Perhaps that 95 year old lady who is now small and frail and a bit confused actually flew Spitfires in the last world war or drove an ambulance on a battlefield. Imagine that.
On Armistice Day my husband and I were out having lunch. The conversation naturally turned to history and the reason we have an Armistice Day remembrance. (My husband is a military history buff and as such had a wide knowledge of it which he doesn’t mind sharing with me!) We got to talking about the kinds of jobs civilians, especially women, did during the First and Second World Wars. It turns out that not only did women work in munitions factories – a well-known fact – but I learnt that they also delivered the military aeroplanes they were helping to build. ‘Ordinary’ women who might have been housewives or shop assistants before the war were flying warplanes from the factories to the airfields.
This got me thinking of our job as carers where we live and work with elderly people, spending almost 24 hours a day with strangers and getting to know them on one level, as they are now. Perhaps the person we care for has dementia, perhaps he or she has a debilitating condition such as Parkinson’s or MS, or perhaps he or she is strong in mind and just needs a little assistance or companionship. Whatever the scenario, we only get to know our clients when they are usually in the sunset of their lives, when they no longer resemble the person they were, either physically or mentally.
We read a brief synopsis of the care plan but that doesn’t tell us nearly enough about the person inside, the person who may be hidden or locked inside that frail body. It is easy to forget that the person with the Zimmer frame, who is displaying confusion or agitation due to his or her condition of dementia, was once a young, strong person who lived a full life and who very probably did some amazing things.

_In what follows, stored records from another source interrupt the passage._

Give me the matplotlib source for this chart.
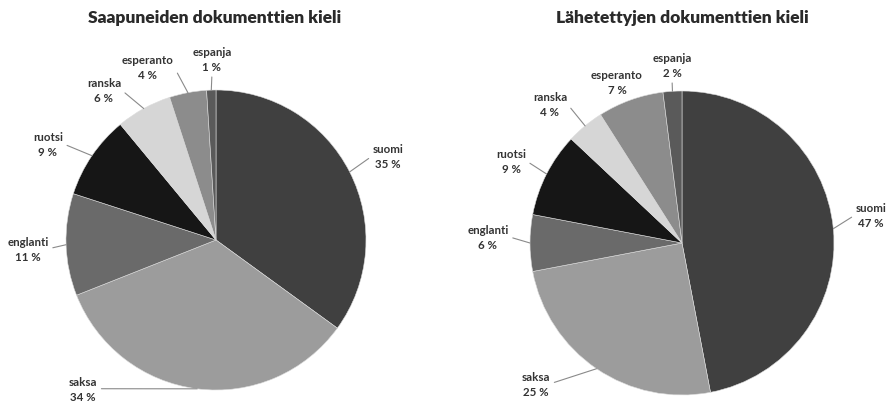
import numpy as np
import matplotlib.pyplot as plt

kielet = ['suomi', 'saksa', 'englanti', 'ruotsi', 'ranska', 'esperanto', 'espanja']
saapuneet = [35, 34, 11, 9, 6, 4, 1]
lahetetyt = [47, 25, 6, 9, 4, 7, 2]
otsikot = ['Saapuneiden dokumenttien kieli', 'Lähetettyjen dokumenttien kieli']
varit = ['#404040', '#9c9c9c', '#6a6a6a', '#161616', '#d6d6d6', '#8c8c8c', '#5a5a5a']

W, H = 889, 403
plt.rcParams['font.family'] = ['Lato', 'DejaVu Sans']

fig = plt.figure(figsize=(W / 100, H / 100), dpi=100)
ax = fig.add_axes([0, 0, 1, 1])

# piirakoiden keskipisteet ja säteet pikseleinä (y ylhäältä)
keskipisteet = [(216, 240), (682, 243)]
sateet = [150, 152]
otsikko_x = [215, 682]
# tekstien keskipisteet (y ylhäältä)
sijainnit = [
    [(388, 157), (83, 390), (28, 250), (48, 145), (104, 91), (148, 68), (212, 60)],
    [(871, 216), (536, 385), (488, 238), (511, 162), (550, 105), (617, 83), (672, 66)],
]

for i, arvot in enumerate([saapuneet, lahetetyt]):
    cx, cy = keskipisteet[i]
    r = sateet[i]
    ax.pie(arvot, colors=varit, startangle=90, counterclock=False,
           center=(cx, H - cy), radius=r,
           wedgeprops=dict(edgecolor='#dcdcdc', linewidth=0.4))
    ax.text(otsikko_x[i], H - 18, otsikot[i], ha='center', va='center',
            fontsize=12.5, fontweight='heavy', color='#2a2a2a')

    kum = np.cumsum([0] + arvot[:-1])
    summa = sum(arvot)
    for j, (kieli, v) in enumerate(zip(kielet, arvot)):
        kulma = np.deg2rad(90 - 360 * (kum[j] + v / 2) / summa)
        ex = cx + r * np.cos(kulma)
        ey = (H - cy) + r * np.sin(kulma)
        lx, ly = sijainnit[i][j]
        ly = H - ly
        dx, dy = ex - lx, ey - ly
        if abs(dx) > abs(dy):
            relpos = (1 if dx > 0 else 0, 0.55)
        else:
            relpos = (0.5, 0 if dy < 0 else 1)
        nuoli = None
        if np.hypot(dx, dy) > 23:
            nuoli = dict(arrowstyle='-', color='#8a8a8a', lw=0.8,
                         shrinkA=1, shrinkB=0, relpos=relpos)
        ax.annotate(f'{kieli}\n{v} %', xy=(ex, ey), xytext=(lx, ly),
                    ha='center', va='center', fontsize=8.3, fontweight='bold',
                    color='#333333', linespacing=1.4, arrowprops=nuoli)

ax.set_xlim(0, W)
ax.set_ylim(0, H)
ax.set_aspect('auto')
ax.axis('off')

fig.savefig('out.png', dpi=100, facecolor='white')
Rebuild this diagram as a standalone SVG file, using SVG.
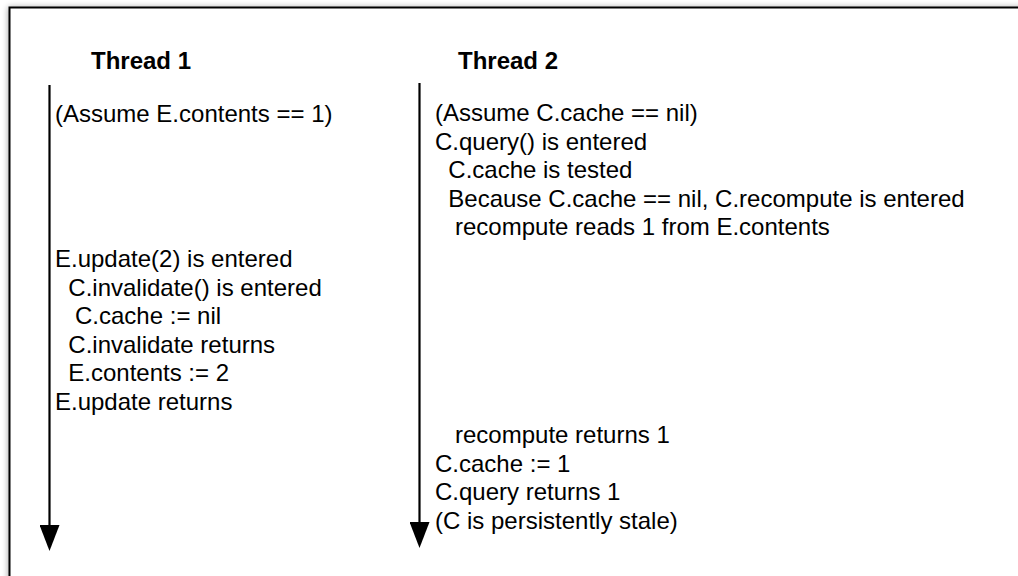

Perhaps that 95-year-old lady who is now small and frail and a bit confused actually flew Spitfires in the last world war or drove an ambulance on a battlefield. Imagine that. Imagine if we could keep that image in our minds… how it could help us get to know that person better. It could help us care for that person more effectively. Help us be more loving and understanding when they have woken us up for the fifth time during the night and our nerves are beginning to fray.
We usually know what our client did for a living but perhaps we don’t know that they volunteered in an animal sanctuary, or that they marched for women’s rights in the sixties. Maybe your client climbed Mt Kilimanjaro or was a code breaker. Or maybe she or he lived a regular life, not doing anything spectacular. They were still once a somebody, different to what we may see now.
It is well worth taking the time to find out and using that knowledge to foster conversations or to encourage the person to take more of an interest in life again. Most of us do this already quite intuitively. As carers, we are interested in people and in what makes them tick. For me, it is exciting to know more about the person who is inside the frail body, to bear that image in my mind because it helps me build a better rapport with the person. It also helps me temper any frustration I may feel from time to time when the going gets tough, as we all know it does in live-in care. ‘Getting to know you’ is a vital and delightful aspect of this fulfilling job we do.
I urge you all to ‘go for it’, to really get to know your client. Look at photographs, certificates on the wall, trophies on the mantelpiece or national events on the calendar. All these tips help enormously in providing you with clues as to what lies inside a person. Be prepared to be amazed by what you find out.